### Directions
Repeat the lines below exactly as they appear, but leave out the images.

━━━ Given data ━━━

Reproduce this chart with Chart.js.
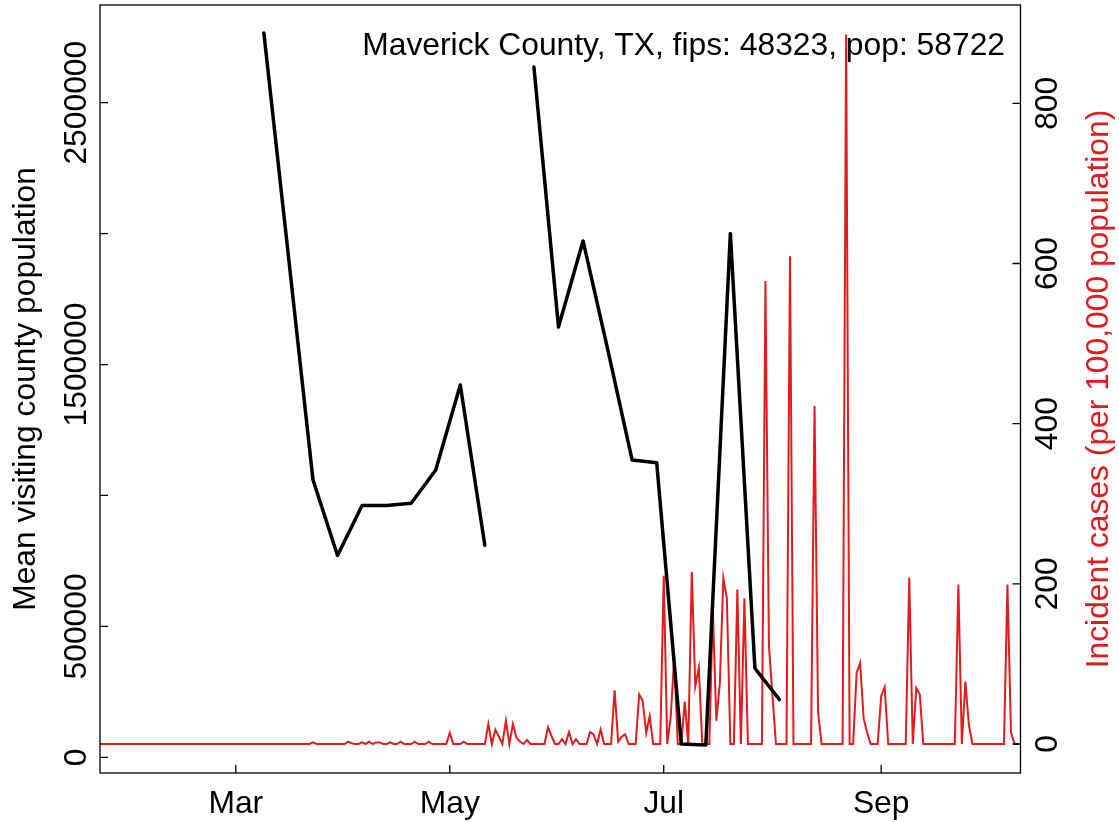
<!DOCTYPE html>
<html>
<head>
<meta charset="utf-8">
<script src="https://cdn.jsdelivr.net/npm/chart.js@4.4.1/dist/chart.umd.min.js"></script>
<style>
  html, body { margin: 0; padding: 0; background: #fff; }
  canvas { display: block; }
</style>
</head>
<body>
<canvas id="graphique" width="1119" height="822"></canvas>
<script>
/** Textes du graphique */
const titre = 'Maverick County, TX, fips: 48323, pop: 58722';
const labelGauche = 'Mean visiting county population';
const labelDroite = 'Incident cases (per 100,000 population)';

/** Axe x : jours depuis le 1er janvier 2020 */
const moisTicks = [60, 121, 182, 244];
const moisLabels = ['Mar', 'May', 'Jul', 'Sep'];

/** Axe de gauche */
const ticksGauche = [0, 500000, 1000000, 1500000, 2000000, 2500000];
const labelsGauche = ['0', '500000', '', '1500000', '', '2500000'];

/** Axe de droite */
const ticksDroite = [0, 200, 400, 600, 800];

/** Population moyenne visitant le comté, une valeur par semaine (null = trou) */
const semaines = [68, 75, 82, 89, 96, 103, 110, 117, 124, 131, 138,
  145, 152, 159, 166, 173, 180, 187, 194, 201, 208, 215];
const visiteurs = [2766000, 1914000, 1060000, 771000, 962000, 962000, 970000, 1097000, 1422000, 810000, null,
  2636000, 1643000, 1972000, 1560000, 1135000, 1125000, 51000, 47000, 2000000, 340000, 220000];

/** Cas incidents pour 100 000 habitants, un par jour à partir du 22 janvier */
const premierJourCas = 21;
const cas = [
  // 21 -> 81
  0,
  0, 0, 0, 0, 0, 0, 0, 0, 0, 0, 0, 0, 0, 0, 0, 0, 0, 0, 0, 0,
  0, 0, 0, 0, 0, 0, 0, 0, 0, 0, 0, 0, 0, 0, 0, 0, 0, 0, 0, 0,
  0, 0, 0, 0, 0, 0, 0, 0, 0, 0, 0, 0, 0, 0, 0, 0, 0, 0, 0, 0,
  // 82 -> 121
  2, 0, 0, 0, 0, 0, 0, 0, 0, 0, 3, 1, 0, 0, 2, 0, 3, 0, 2, 2,
  0, 0, 2, 0, 0, 3, 0, 0, 0, 3, 0, 0, 0, 3, 0, 0, 0, 0, 0, 14,
  // 122 -> 161
  0, 0, 0, 3, 0, 0, 0, 0, 0, 0, 25, 0, 18, 9, 0, 29, 0, 25, 8, 3,
  0, 5, 0, 0, 0, 0, 0, 21, 10, 0, 0, 6, 0, 15, 0, 6, 0, 0, 0, 15,
  // 162 -> 201
  12, 0, 18, 0, 0, 0, 67, 3, 9, 12, 0, 0, 0, 62, 54, 14, 35, 0, 0, 0,
  210, 0, 34, 109, 0, 0, 53, 0, 215, 72, 95, 0, 0, 0, 168, 29, 76, 207, 182, 0,
  // 202 -> 241
  0, 193, 0, 182, 0, 0, 0, 0, 0, 578, 122, 61, 0, 0, 0, 0, 609, 0, 0, 0,
  0, 0, 0, 422, 40, 0, 0, 0, 0, 0, 0, 0, 886, 0, 0, 89, 101, 32, 14, 0,
  // 242 -> 286
  0, 0, 60, 71, 0, 0, 0, 0, 0, 0, 208, 0, 70, 62, 0, 0, 0, 0, 0, 0,
  0, 0, 0, 0, 199, 0, 78, 24, 0, 0, 0, 0, 0, 0, 0, 0, 0, 0, 199, 15,
  0, 0, 0, 0, 0
];

const police = '31.8px "Liberation Sans", Arial, sans-serif';
const rouge = '#E41A1C';

/** Cadre, ticks vers l'intérieur et textes tournés, comme en R */
const axesR = {
  id: 'axesR',
  afterDraw(chart) {
    const {ctx, chartArea: ca, scales} = chart;
    ctx.save();
    ctx.strokeStyle = '#000';
    ctx.lineWidth = 1.3;
    ctx.strokeRect(ca.left, ca.top, ca.right - ca.left, ca.bottom - ca.top);

    ctx.beginPath();
    moisTicks.forEach(j => {
      const x = scales.x.getPixelForValue(j);
      ctx.moveTo(x, ca.bottom);
      ctx.lineTo(x, ca.bottom - 8);
    });
    ticksGauche.forEach(v => {
      const y = scales.yG.getPixelForValue(v);
      ctx.moveTo(ca.left, y);
      ctx.lineTo(ca.left + 8, y);
    });
    ticksDroite.forEach(v => {
      const y = scales.yD.getPixelForValue(v);
      ctx.moveTo(ca.right, y);
      ctx.lineTo(ca.right - 8, y);
    });
    ctx.stroke();

    ctx.font = police;
    ctx.fillStyle = '#000';
    ctx.textAlign = 'center';
    ctx.textBaseline = 'alphabetic';
    moisLabels.forEach((t, i) => {
      ctx.fillText(t, scales.x.getPixelForValue(moisTicks[i]), 813);
    });

    const vertical = (txt, x, y, couleur) => {
      ctx.save();
      ctx.translate(x, y);
      ctx.rotate(-Math.PI / 2);
      ctx.fillStyle = couleur;
      ctx.fillText(txt, 0, 0);
      ctx.restore();
    };
    labelsGauche.forEach((t, i) => {
      if (t) vertical(t, 85.5, scales.yG.getPixelForValue(ticksGauche[i]), '#000');
    });
    ticksDroite.forEach(v => {
      vertical(String(v), 1057, scales.yD.getPixelForValue(v), '#000');
    });
    const milieu = (ca.top + ca.bottom) / 2;
    vertical(labelGauche, 35, milieu, '#000');
    vertical(labelDroite, 1108, milieu, rouge);

    ctx.textAlign = 'right';
    ctx.fillText(titre, 1005, 55);
    ctx.restore();
  }
};

const ctx = document.getElementById('graphique').getContext('2d');
new Chart(ctx, {
  type: 'line',
  data: {
    datasets: [
      {
        label: 'visiteurs',
        data: semaines.map((j, i) => ({x: j, y: visiteurs[i]})),
        yAxisID: 'yG',
        borderColor: '#000',
        borderWidth: 3.5,
        borderJoinStyle: 'round',
        borderCapStyle: 'round',
        pointRadius: 0,
        spanGaps: false,
        clip: 0
      },
      {
        label: 'cas',
        data: cas.map((v, i) => ({x: premierJourCas + i, y: v})),
        yAxisID: 'yD',
        borderColor: rouge,
        borderWidth: 2,
        pointRadius: 0,
        clip: 0
      }
    ]
  },
  options: {
    responsive: false,
    animation: false,
    devicePixelRatio: 1,
    layout: { padding: { left: 100, right: 98.5, top: 5, bottom: 49 } },
    plugins: { legend: { display: false }, tooltip: { enabled: false } },
    scales: {
      x: { type: 'linear', display: false, min: 21.28, max: 283.72 },
      yG: { type: 'linear', display: false, min: -59960, max: 2873150 },
      yD: { type: 'linear', display: false, position: 'right', min: -36.2, max: 922.8 }
    }
  },
  plugins: [axesR]
});
</script>
</body>
</html>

━━━

### Expected answer
Reproduce this chart with Chart.js.
<!DOCTYPE html>
<html>
<head>
<meta charset="utf-8">
<script src="https://cdn.jsdelivr.net/npm/chart.js@4.4.1/dist/chart.umd.min.js"></script>
<style>
  html, body { margin: 0; padding: 0; background: #fff; }
  canvas { display: block; }
</style>
</head>
<body>
<canvas id="graphique" width="1119" height="822"></canvas>
<script>
/** Textes du graphique */
const titre = 'Maverick County, TX, fips: 48323, pop: 58722';
const labelGauche = 'Mean visiting county population';
const labelDroite = 'Incident cases (per 100,000 population)';

/** Axe x : jours depuis le 1er janvier 2020 */
const moisTicks = [60, 121, 182, 244];
const moisLabels = ['Mar', 'May', 'Jul', 'Sep'];

/** Axe de gauche */
const ticksGauche = [0, 500000, 1000000, 1500000, 2000000, 2500000];
const labelsGauche = ['0', '500000', '', '1500000', '', '2500000'];

/** Axe de droite */
const ticksDroite = [0, 200, 400, 600, 800];

/** Population moyenne visitant le comté, une valeur par semaine (null = trou) */
const semaines = [68, 75, 82, 89, 96, 103, 110, 117, 124, 131, 138,
  145, 152, 159, 166, 173, 180, 187, 194, 201, 208, 215];
const visiteurs = [2766000, 1914000, 1060000, 771000, 962000, 962000, 970000, 1097000, 1422000, 810000, null,
  2636000, 1643000, 1972000, 1560000, 1135000, 1125000, 51000, 47000, 2000000, 340000, 220000];

/** Cas incidents pour 100 000 habitants, un par jour à partir du 22 janvier */
const premierJourCas = 21;
const cas = [
  // 21 -> 81
  0,
  0, 0, 0, 0, 0, 0, 0, 0, 0, 0, 0, 0, 0, 0, 0, 0, 0, 0, 0, 0,
  0, 0, 0, 0, 0, 0, 0, 0, 0, 0, 0, 0, 0, 0, 0, 0, 0, 0, 0, 0,
  0, 0, 0, 0, 0, 0, 0, 0, 0, 0, 0, 0, 0, 0, 0, 0, 0, 0, 0, 0,
  // 82 -> 121
  2, 0, 0, 0, 0, 0, 0, 0, 0, 0, 3, 1, 0, 0, 2, 0, 3, 0, 2, 2,
  0, 0, 2, 0, 0, 3, 0, 0, 0, 3, 0, 0, 0, 3, 0, 0, 0, 0, 0, 14,
  // 122 -> 161
  0, 0, 0, 3, 0, 0, 0, 0, 0, 0, 25, 0, 18, 9, 0, 29, 0, 25, 8, 3,
  0, 5, 0, 0, 0, 0, 0, 21, 10, 0, 0, 6, 0, 15, 0, 6, 0, 0, 0, 15,
  // 162 -> 201
  12, 0, 18, 0, 0, 0, 67, 3, 9, 12, 0, 0, 0, 62, 54, 14, 35, 0, 0, 0,
  210, 0, 34, 109, 0, 0, 53, 0, 215, 72, 95, 0, 0, 0, 168, 29, 76, 207, 182, 0,
  // 202 -> 241
  0, 193, 0, 182, 0, 0, 0, 0, 0, 578, 122, 61, 0, 0, 0, 0, 609, 0, 0, 0,
  0, 0, 0, 422, 40, 0, 0, 0, 0, 0, 0, 0, 886, 0, 0, 89, 101, 32, 14, 0,
  // 242 -> 286
  0, 0, 60, 71, 0, 0, 0, 0, 0, 0, 208, 0, 70, 62, 0, 0, 0, 0, 0, 0,
  0, 0, 0, 0, 199, 0, 78, 24, 0, 0, 0, 0, 0, 0, 0, 0, 0, 0, 199, 15,
  0, 0, 0, 0, 0
];

const police = '31.8px "Liberation Sans", Arial, sans-serif';
const rouge = '#E41A1C';

/** Cadre, ticks vers l'intérieur et textes tournés, comme en R */
const axesR = {
  id: 'axesR',
  afterDraw(chart) {
    const {ctx, chartArea: ca, scales} = chart;
    ctx.save();
    ctx.strokeStyle = '#000';
    ctx.lineWidth = 1.3;
    ctx.strokeRect(ca.left, ca.top, ca.right - ca.left, ca.bottom - ca.top);

    ctx.beginPath();
    moisTicks.forEach(j => {
      const x = scales.x.getPixelForValue(j);
      ctx.moveTo(x, ca.bottom);
      ctx.lineTo(x, ca.bottom - 8);
    });
    ticksGauche.forEach(v => {
      const y = scales.yG.getPixelForValue(v);
      ctx.moveTo(ca.left, y);
      ctx.lineTo(ca.left + 8, y);
    });
    ticksDroite.forEach(v => {
      const y = scales.yD.getPixelForValue(v);
      ctx.moveTo(ca.right, y);
      ctx.lineTo(ca.right - 8, y);
    });
    ctx.stroke();

    ctx.font = police;
    ctx.fillStyle = '#000';
    ctx.textAlign = 'center';
    ctx.textBaseline = 'alphabetic';
    moisLabels.forEach((t, i) => {
      ctx.fillText(t, scales.x.getPixelForValue(moisTicks[i]), 813);
    });

    const vertical = (txt, x, y, couleur) => {
      ctx.save();
      ctx.translate(x, y);
      ctx.rotate(-Math.PI / 2);
      ctx.fillStyle = couleur;
      ctx.fillText(txt, 0, 0);
      ctx.restore();
    };
    labelsGauche.forEach((t, i) => {
      if (t) vertical(t, 85.5, scales.yG.getPixelForValue(ticksGauche[i]), '#000');
    });
    ticksDroite.forEach(v => {
      vertical(String(v), 1057, scales.yD.getPixelForValue(v), '#000');
    });
    const milieu = (ca.top + ca.bottom) / 2;
    vertical(labelGauche, 35, milieu, '#000');
    vertical(labelDroite, 1108, milieu, rouge);

    ctx.textAlign = 'right';
    ctx.fillText(titre, 1005, 55);
    ctx.restore();
  }
};

const ctx = document.getElementById('graphique').getContext('2d');
new Chart(ctx, {
  type: 'line',
  data: {
    datasets: [
      {
        label: 'visiteurs',
        data: semaines.map((j, i) => ({x: j, y: visiteurs[i]})),
        yAxisID: 'yG',
        borderColor: '#000',
        borderWidth: 3.5,
        borderJoinStyle: 'round',
        borderCapStyle: 'round',
        pointRadius: 0,
        spanGaps: false,
        clip: 0
      },
      {
        label: 'cas',
        data: cas.map((v, i) => ({x: premierJourCas + i, y: v})),
        yAxisID: 'yD',
        borderColor: rouge,
        borderWidth: 2,
        pointRadius: 0,
        clip: 0
      }
    ]
  },
  options: {
    responsive: false,
    animation: false,
    devicePixelRatio: 1,
    layout: { padding: { left: 100, right: 98.5, top: 5, bottom: 49 } },
    plugins: { legend: { display: false }, tooltip: { enabled: false } },
    scales: {
      x: { type: 'linear', display: false, min: 21.28, max: 283.72 },
      yG: { type: 'linear', display: false, min: -59960, max: 2873150 },
      yD: { type: 'linear', display: false, position: 'right', min: -36.2, max: 922.8 }
    }
  },
  plugins: [axesR]
});
</script>
</body>
</html>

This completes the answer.